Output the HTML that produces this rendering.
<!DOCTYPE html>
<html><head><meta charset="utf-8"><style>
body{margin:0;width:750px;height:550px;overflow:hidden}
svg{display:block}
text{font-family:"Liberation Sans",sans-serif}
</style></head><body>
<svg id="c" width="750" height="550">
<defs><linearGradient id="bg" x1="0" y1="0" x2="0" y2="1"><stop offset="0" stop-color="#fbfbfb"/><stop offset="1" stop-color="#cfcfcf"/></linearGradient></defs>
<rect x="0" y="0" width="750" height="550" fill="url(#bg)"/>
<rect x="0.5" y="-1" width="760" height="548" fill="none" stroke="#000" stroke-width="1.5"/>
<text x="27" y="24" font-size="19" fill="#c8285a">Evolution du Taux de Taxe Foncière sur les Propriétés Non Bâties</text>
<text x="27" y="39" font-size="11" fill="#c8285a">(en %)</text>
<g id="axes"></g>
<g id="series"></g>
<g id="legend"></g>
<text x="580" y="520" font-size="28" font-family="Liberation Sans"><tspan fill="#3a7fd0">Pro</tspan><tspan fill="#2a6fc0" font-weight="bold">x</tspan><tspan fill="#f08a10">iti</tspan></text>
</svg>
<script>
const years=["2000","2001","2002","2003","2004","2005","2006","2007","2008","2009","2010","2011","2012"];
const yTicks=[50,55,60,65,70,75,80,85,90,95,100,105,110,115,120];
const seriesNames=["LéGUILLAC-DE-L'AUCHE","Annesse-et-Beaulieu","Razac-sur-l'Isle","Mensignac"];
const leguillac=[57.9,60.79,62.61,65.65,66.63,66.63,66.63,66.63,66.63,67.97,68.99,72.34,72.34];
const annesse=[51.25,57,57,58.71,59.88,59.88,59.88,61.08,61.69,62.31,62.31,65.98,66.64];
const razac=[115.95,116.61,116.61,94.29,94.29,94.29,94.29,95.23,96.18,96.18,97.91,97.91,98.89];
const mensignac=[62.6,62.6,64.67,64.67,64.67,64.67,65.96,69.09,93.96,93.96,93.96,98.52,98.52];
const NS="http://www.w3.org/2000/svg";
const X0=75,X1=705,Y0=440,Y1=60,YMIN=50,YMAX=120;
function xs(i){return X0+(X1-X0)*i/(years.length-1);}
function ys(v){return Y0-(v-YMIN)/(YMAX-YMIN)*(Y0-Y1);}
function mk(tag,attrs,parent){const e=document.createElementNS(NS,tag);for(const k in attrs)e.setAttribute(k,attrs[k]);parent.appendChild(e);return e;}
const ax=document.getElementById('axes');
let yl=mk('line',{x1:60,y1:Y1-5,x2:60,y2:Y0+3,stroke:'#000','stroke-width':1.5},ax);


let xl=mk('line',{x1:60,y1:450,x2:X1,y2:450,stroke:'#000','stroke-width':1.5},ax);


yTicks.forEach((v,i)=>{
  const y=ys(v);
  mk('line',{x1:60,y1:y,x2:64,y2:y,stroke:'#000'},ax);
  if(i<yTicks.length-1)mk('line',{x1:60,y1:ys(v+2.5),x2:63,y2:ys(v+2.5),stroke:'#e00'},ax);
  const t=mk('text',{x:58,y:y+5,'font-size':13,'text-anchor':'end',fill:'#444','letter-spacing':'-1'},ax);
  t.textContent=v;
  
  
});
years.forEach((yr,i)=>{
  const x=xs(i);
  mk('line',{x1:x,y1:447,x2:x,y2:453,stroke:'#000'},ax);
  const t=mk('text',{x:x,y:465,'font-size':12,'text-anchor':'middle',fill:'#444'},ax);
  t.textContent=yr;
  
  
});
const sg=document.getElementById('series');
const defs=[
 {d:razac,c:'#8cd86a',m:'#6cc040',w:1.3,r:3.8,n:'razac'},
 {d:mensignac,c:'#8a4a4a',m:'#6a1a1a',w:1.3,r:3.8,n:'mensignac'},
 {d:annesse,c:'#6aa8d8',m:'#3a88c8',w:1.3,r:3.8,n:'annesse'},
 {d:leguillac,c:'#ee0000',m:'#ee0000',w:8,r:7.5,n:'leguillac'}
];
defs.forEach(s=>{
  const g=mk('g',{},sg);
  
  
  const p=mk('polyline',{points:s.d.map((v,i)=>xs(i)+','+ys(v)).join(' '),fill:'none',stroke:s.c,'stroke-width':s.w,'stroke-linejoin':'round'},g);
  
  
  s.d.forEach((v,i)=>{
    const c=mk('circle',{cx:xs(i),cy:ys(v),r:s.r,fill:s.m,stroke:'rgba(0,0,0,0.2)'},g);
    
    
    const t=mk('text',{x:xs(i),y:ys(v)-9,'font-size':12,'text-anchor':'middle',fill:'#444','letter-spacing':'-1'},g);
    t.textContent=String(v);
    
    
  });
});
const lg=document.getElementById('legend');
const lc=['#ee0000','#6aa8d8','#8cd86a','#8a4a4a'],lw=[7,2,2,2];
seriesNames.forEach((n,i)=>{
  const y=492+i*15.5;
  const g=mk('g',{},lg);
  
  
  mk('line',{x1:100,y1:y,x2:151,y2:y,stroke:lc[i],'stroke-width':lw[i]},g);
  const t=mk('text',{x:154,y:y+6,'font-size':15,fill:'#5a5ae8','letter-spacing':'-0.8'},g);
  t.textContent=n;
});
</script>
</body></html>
----
▸ Task goal
Your task is to transcribe the listing above in full, exactly as given.

▸ Exercise answer
Output the HTML that produces this rendering.
<!DOCTYPE html>
<html><head><meta charset="utf-8"><style>
body{margin:0;width:750px;height:550px;overflow:hidden}
svg{display:block}
text{font-family:"Liberation Sans",sans-serif}
</style></head><body>
<svg id="c" width="750" height="550">
<defs><linearGradient id="bg" x1="0" y1="0" x2="0" y2="1"><stop offset="0" stop-color="#fbfbfb"/><stop offset="1" stop-color="#cfcfcf"/></linearGradient></defs>
<rect x="0" y="0" width="750" height="550" fill="url(#bg)"/>
<rect x="0.5" y="-1" width="760" height="548" fill="none" stroke="#000" stroke-width="1.5"/>
<text x="27" y="24" font-size="19" fill="#c8285a">Evolution du Taux de Taxe Foncière sur les Propriétés Non Bâties</text>
<text x="27" y="39" font-size="11" fill="#c8285a">(en %)</text>
<g id="axes"></g>
<g id="series"></g>
<g id="legend"></g>
<text x="580" y="520" font-size="28" font-family="Liberation Sans"><tspan fill="#3a7fd0">Pro</tspan><tspan fill="#2a6fc0" font-weight="bold">x</tspan><tspan fill="#f08a10">iti</tspan></text>
</svg>
<script>
const years=["2000","2001","2002","2003","2004","2005","2006","2007","2008","2009","2010","2011","2012"];
const yTicks=[50,55,60,65,70,75,80,85,90,95,100,105,110,115,120];
const seriesNames=["LéGUILLAC-DE-L'AUCHE","Annesse-et-Beaulieu","Razac-sur-l'Isle","Mensignac"];
const leguillac=[57.9,60.79,62.61,65.65,66.63,66.63,66.63,66.63,66.63,67.97,68.99,72.34,72.34];
const annesse=[51.25,57,57,58.71,59.88,59.88,59.88,61.08,61.69,62.31,62.31,65.98,66.64];
const razac=[115.95,116.61,116.61,94.29,94.29,94.29,94.29,95.23,96.18,96.18,97.91,97.91,98.89];
const mensignac=[62.6,62.6,64.67,64.67,64.67,64.67,65.96,69.09,93.96,93.96,93.96,98.52,98.52];
const NS="http://www.w3.org/2000/svg";
const X0=75,X1=705,Y0=440,Y1=60,YMIN=50,YMAX=120;
function xs(i){return X0+(X1-X0)*i/(years.length-1);}
function ys(v){return Y0-(v-YMIN)/(YMAX-YMIN)*(Y0-Y1);}
function mk(tag,attrs,parent){const e=document.createElementNS(NS,tag);for(const k in attrs)e.setAttribute(k,attrs[k]);parent.appendChild(e);return e;}
const ax=document.getElementById('axes');
let yl=mk('line',{x1:60,y1:Y1-5,x2:60,y2:Y0+3,stroke:'#000','stroke-width':1.5},ax);


let xl=mk('line',{x1:60,y1:450,x2:X1,y2:450,stroke:'#000','stroke-width':1.5},ax);


yTicks.forEach((v,i)=>{
  const y=ys(v);
  mk('line',{x1:60,y1:y,x2:64,y2:y,stroke:'#000'},ax);
  if(i<yTicks.length-1)mk('line',{x1:60,y1:ys(v+2.5),x2:63,y2:ys(v+2.5),stroke:'#e00'},ax);
  const t=mk('text',{x:58,y:y+5,'font-size':13,'text-anchor':'end',fill:'#444','letter-spacing':'-1'},ax);
  t.textContent=v;
  
  
});
years.forEach((yr,i)=>{
  const x=xs(i);
  mk('line',{x1:x,y1:447,x2:x,y2:453,stroke:'#000'},ax);
  const t=mk('text',{x:x,y:465,'font-size':12,'text-anchor':'middle',fill:'#444'},ax);
  t.textContent=yr;
  
  
});
const sg=document.getElementById('series');
const defs=[
 {d:razac,c:'#8cd86a',m:'#6cc040',w:1.3,r:3.8,n:'razac'},
 {d:mensignac,c:'#8a4a4a',m:'#6a1a1a',w:1.3,r:3.8,n:'mensignac'},
 {d:annesse,c:'#6aa8d8',m:'#3a88c8',w:1.3,r:3.8,n:'annesse'},
 {d:leguillac,c:'#ee0000',m:'#ee0000',w:8,r:7.5,n:'leguillac'}
];
defs.forEach(s=>{
  const g=mk('g',{},sg);
  
  
  const p=mk('polyline',{points:s.d.map((v,i)=>xs(i)+','+ys(v)).join(' '),fill:'none',stroke:s.c,'stroke-width':s.w,'stroke-linejoin':'round'},g);
  
  
  s.d.forEach((v,i)=>{
    const c=mk('circle',{cx:xs(i),cy:ys(v),r:s.r,fill:s.m,stroke:'rgba(0,0,0,0.2)'},g);
    
    
    const t=mk('text',{x:xs(i),y:ys(v)-9,'font-size':12,'text-anchor':'middle',fill:'#444','letter-spacing':'-1'},g);
    t.textContent=String(v);
    
    
  });
});
const lg=document.getElementById('legend');
const lc=['#ee0000','#6aa8d8','#8cd86a','#8a4a4a'],lw=[7,2,2,2];
seriesNames.forEach((n,i)=>{
  const y=492+i*15.5;
  const g=mk('g',{},lg);
  
  
  mk('line',{x1:100,y1:y,x2:151,y2:y,stroke:lc[i],'stroke-width':lw[i]},g);
  const t=mk('text',{x:154,y:y+6,'font-size':15,fill:'#5a5ae8','letter-spacing':'-0.8'},g);
  t.textContent=n;
});
</script>
</body></html>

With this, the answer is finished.